A l’issue de ses investigations, le détective privé rédige un rapport d’enquête qui vient clôturer son travail. Ce rapport écrit, remis au client ou à son avocat, peut être purement informatif et à des fins stratégiques, ou être destiné à être produit en justice.
Nature d’un rapport d’enquête d’enquêteur privé
De la finalité du rapport d’enquête va dépendre la forme qu’il prend. Si le rapport est destiné à être produit en justice, celui-ci doit être précis, détaillé et circonstancié afin de prouver au magistrat que l’enquête réalisée est sérieuse et objective, c’est-à-dire sans modification ni interprétation.
Ce rapport de détective est un levier décisif et stratégique pour défendre ses intérêts en justice. Toutefois, afin de pouvoir être versé aux débats devant une juridiction, il doit respecter certaines règles tant sur le fond que sur la forme.
Ainsi, le détective auteur du rapport, ou le dirigeant de l’agence qui l’emploie, doit être identifiable et dûment habilité à exercer l’activité de recherche privée.
Recevabilité en justice du rapport d’enquête d’un détective privé
Même s’il n’est pas établi contradictoirement, la Cour de cassation a très tôt consacré l’admissibilité en justice du rapport d’enquête dans un arrêt datant de 1962 en approuvant une Cour d’appel ayant prononcé un divorce en se fondant sur un rapport de filature (Cass. 2e Civ. du 7 novembre 1962 n° 1020, Brunet c/ Garnier, dit arrêt Torino).

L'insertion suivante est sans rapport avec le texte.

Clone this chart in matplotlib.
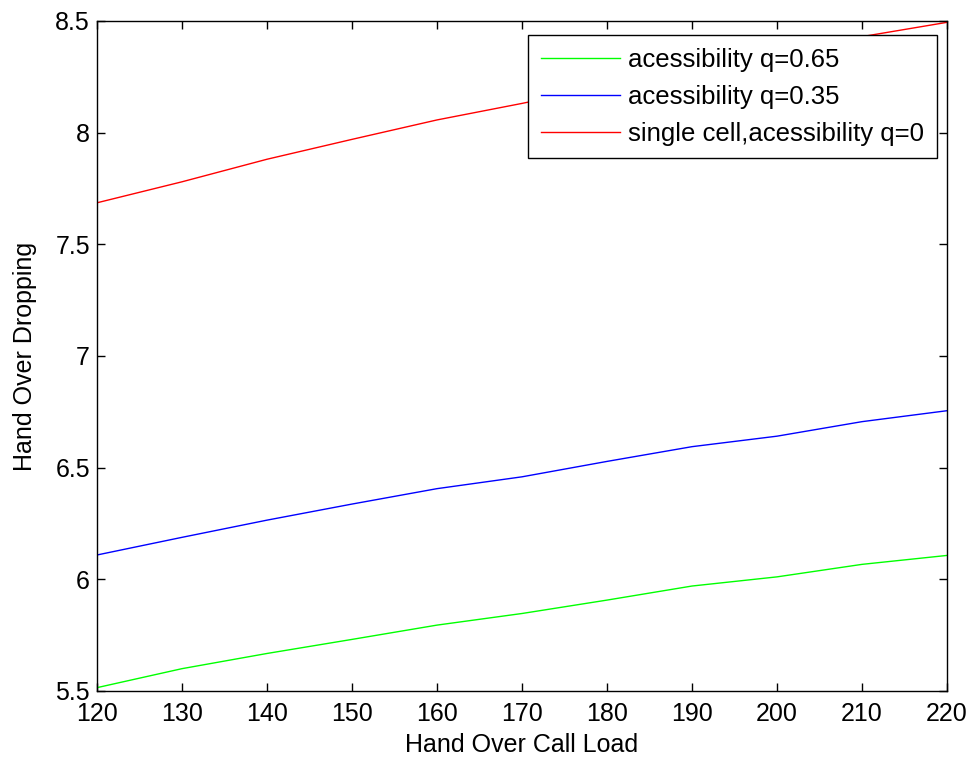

« fait grief a l’arrêt d’avoir prononce le divorce, aux torts de dame x…, en se fondant uniquement sur les dépositions de détectives, appointes par son mari, sans répondre aux conclusions de dame X »
« l’arrêt relève, tant par ses motifs propres que par ceux qu’il adopte, que dame x… n’avait produit aucun élément contredisant les faits précis relates par les personnes chargées de sa filature, dont les déclarations n’étaient empreintes d’aucune animosité ; »
Au nom du principe de liberté de la preuve, le rapport d’enquête d’un détective privé est ainsi considéré au même titre que n’importe quel autre moyen de preuve et son appréciation est laissée au magistrat qui aura la charge de l’examiner (article 1382 du Code civil, anciennement 1353). Ce faisant, le juge doit s’assurer de la loyauté de la preuve et devra écarter le rapport si les éléments obtenus l’ont été par des manœuvres frauduleuses ou illicites.
Le respect de la vie privée dans un rapport d’enquête de détective privé
Les violations de la vie privée constituent l’écueil le plus fréquent pour la recevabilité des rapports d’enquête. En effet, conformément aux articles 9 du Code civil et 8 de la CEDH, la production d’éléments de preuves ne saurait porter une atteinte disproportionnée au respect de la vie privée des personnes eu égard à l’objectif recherché.
Rappelons que, a contrario, les atteintes à la vie privée sont admises si elles sont indispensables à l’exercice du droit de la preuve et proportionnées au but recherché (arrêt Cass. 1ère Civ. du 25 février 2016).
« le droit à la preuve ne peut justifier la production d’éléments portant atteinte à la vie privée qu’à la condition que cette production soit indispensable à l’exercice de ce droit et que l’atteinte soit proportionnée au but poursuivi ; »
Tout est ainsi affaire de proportionnalité et il appartient au détective de définir le cadre légal exact de son intervention pour mesurer précisément l’étendue de la proportionnalité de la preuve rapportée, laquelle varie selon la nature de l’affaire : civile, familiale, commerciale, sociale ou encore en droit des assurances.
En matière salariale, il convient de souligner que le rapport ne sera recevable devant les juridictions prud’homales que si le salarié a été préalablement informé que des mesures de surveillances seraient susceptibles d’être mises en œuvre (Article L 1222-4 du Code du travail).
En conclusion, la recevabilité du rapport d’enquête repose sur le professionnalisme du détective privé, à qui il incombe de rester objectif et de parfaitement maîtriser le cadre légal de son intervention.